» Information supplied
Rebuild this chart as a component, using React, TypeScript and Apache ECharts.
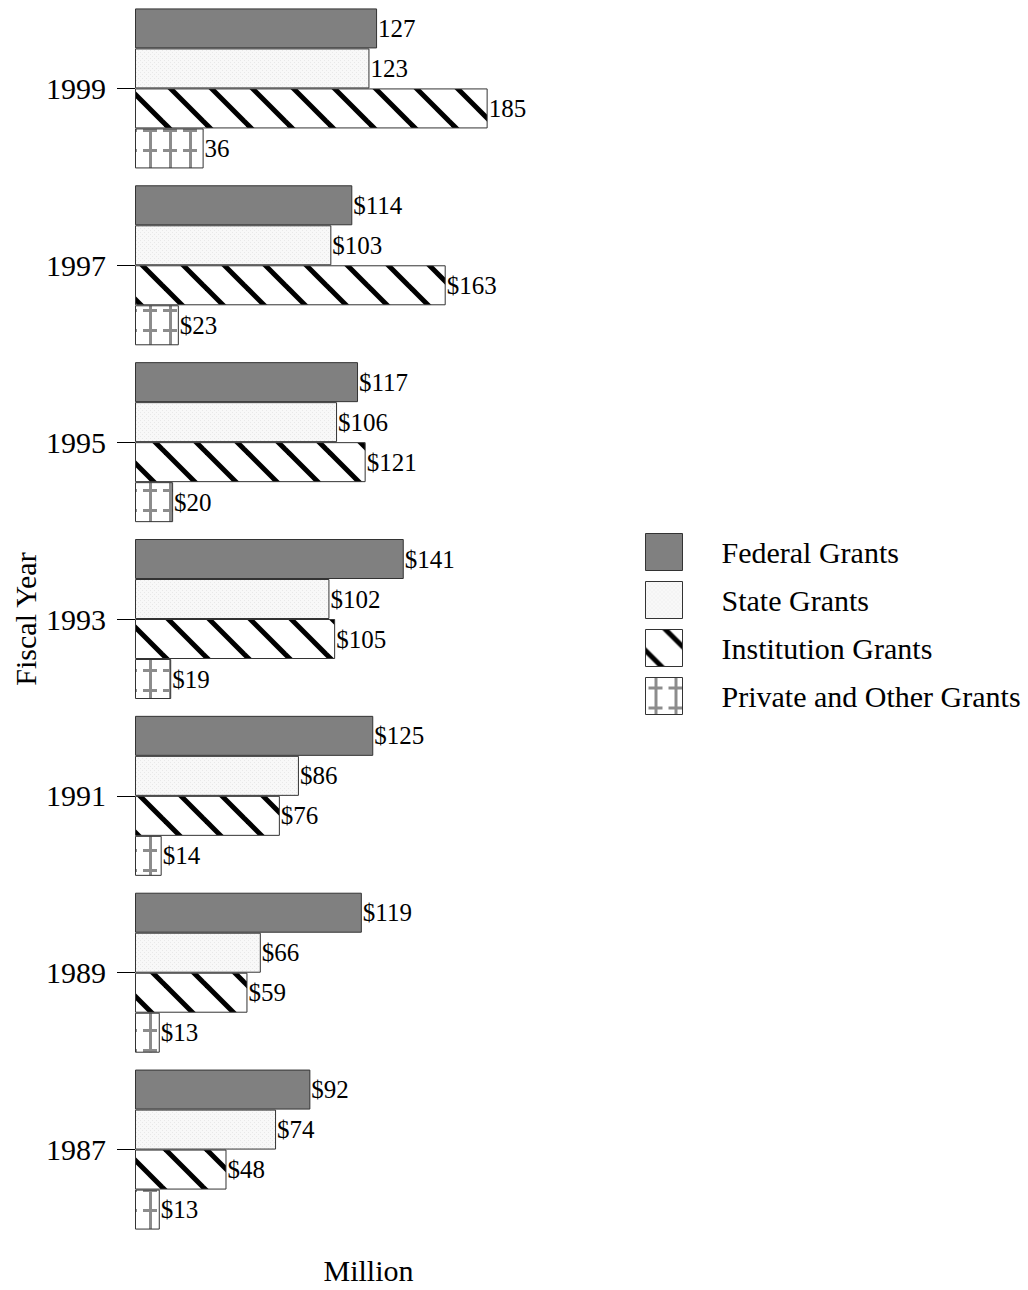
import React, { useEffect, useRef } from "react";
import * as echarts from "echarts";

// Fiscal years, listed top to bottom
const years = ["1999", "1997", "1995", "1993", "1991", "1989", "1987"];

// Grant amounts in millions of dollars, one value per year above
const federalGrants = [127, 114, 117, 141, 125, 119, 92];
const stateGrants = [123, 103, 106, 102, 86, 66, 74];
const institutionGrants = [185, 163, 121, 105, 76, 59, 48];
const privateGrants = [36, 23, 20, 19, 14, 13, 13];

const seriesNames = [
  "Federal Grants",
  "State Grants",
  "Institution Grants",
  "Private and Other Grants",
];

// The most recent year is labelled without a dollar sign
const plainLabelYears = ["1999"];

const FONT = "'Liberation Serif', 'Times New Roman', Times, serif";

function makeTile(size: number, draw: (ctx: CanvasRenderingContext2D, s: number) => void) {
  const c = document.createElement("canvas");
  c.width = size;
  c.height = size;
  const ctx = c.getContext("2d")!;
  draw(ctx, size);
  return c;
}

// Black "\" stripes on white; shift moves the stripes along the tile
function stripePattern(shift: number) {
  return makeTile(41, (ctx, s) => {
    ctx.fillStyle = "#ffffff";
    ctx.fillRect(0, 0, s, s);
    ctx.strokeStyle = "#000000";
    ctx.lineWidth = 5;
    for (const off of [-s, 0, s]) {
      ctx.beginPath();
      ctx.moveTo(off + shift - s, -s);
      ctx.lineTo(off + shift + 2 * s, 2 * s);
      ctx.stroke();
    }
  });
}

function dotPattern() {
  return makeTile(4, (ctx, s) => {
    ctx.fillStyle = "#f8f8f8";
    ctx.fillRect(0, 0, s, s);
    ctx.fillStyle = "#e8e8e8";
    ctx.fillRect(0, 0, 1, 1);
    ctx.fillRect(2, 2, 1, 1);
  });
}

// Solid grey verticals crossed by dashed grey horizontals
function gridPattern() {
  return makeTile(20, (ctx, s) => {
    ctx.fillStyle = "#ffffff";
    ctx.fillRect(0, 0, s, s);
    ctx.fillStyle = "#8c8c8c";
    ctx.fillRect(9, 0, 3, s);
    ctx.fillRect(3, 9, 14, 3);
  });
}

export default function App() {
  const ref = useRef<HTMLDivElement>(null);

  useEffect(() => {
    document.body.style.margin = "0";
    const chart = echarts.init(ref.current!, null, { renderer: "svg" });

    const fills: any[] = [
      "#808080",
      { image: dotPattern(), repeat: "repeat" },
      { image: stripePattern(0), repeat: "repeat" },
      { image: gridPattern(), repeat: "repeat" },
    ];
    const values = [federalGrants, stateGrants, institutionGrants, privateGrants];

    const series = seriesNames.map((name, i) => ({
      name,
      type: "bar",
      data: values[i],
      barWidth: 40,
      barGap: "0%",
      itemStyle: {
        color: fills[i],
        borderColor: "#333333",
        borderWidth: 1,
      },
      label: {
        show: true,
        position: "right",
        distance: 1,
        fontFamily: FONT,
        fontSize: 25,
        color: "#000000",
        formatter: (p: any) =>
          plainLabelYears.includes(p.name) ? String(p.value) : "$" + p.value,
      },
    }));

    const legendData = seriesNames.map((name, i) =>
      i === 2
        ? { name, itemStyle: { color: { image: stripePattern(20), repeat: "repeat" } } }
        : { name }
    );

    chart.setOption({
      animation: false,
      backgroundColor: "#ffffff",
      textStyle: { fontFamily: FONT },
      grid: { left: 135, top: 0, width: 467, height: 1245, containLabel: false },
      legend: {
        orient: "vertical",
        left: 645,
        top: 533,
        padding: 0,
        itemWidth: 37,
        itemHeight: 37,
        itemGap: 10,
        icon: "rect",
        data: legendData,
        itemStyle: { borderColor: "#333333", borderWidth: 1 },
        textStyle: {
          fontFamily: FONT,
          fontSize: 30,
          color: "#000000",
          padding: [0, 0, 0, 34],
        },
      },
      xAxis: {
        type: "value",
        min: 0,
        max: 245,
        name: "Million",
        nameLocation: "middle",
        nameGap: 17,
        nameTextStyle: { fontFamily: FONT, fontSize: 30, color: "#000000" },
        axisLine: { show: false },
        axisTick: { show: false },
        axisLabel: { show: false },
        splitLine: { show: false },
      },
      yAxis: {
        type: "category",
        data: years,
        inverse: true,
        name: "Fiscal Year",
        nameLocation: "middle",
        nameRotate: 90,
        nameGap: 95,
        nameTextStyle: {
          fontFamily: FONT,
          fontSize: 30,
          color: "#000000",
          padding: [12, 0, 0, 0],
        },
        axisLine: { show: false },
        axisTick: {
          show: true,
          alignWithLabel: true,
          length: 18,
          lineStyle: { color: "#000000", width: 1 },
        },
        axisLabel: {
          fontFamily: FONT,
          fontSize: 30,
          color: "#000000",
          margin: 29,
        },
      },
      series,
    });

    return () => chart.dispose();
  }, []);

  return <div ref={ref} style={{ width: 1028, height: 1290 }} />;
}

» Given task
Copy every line above that holds the word "React".

» Output for this task
Rebuild this chart as a component, using React, TypeScript and Apache ECharts.
import React, { useEffect, useRef } from "react";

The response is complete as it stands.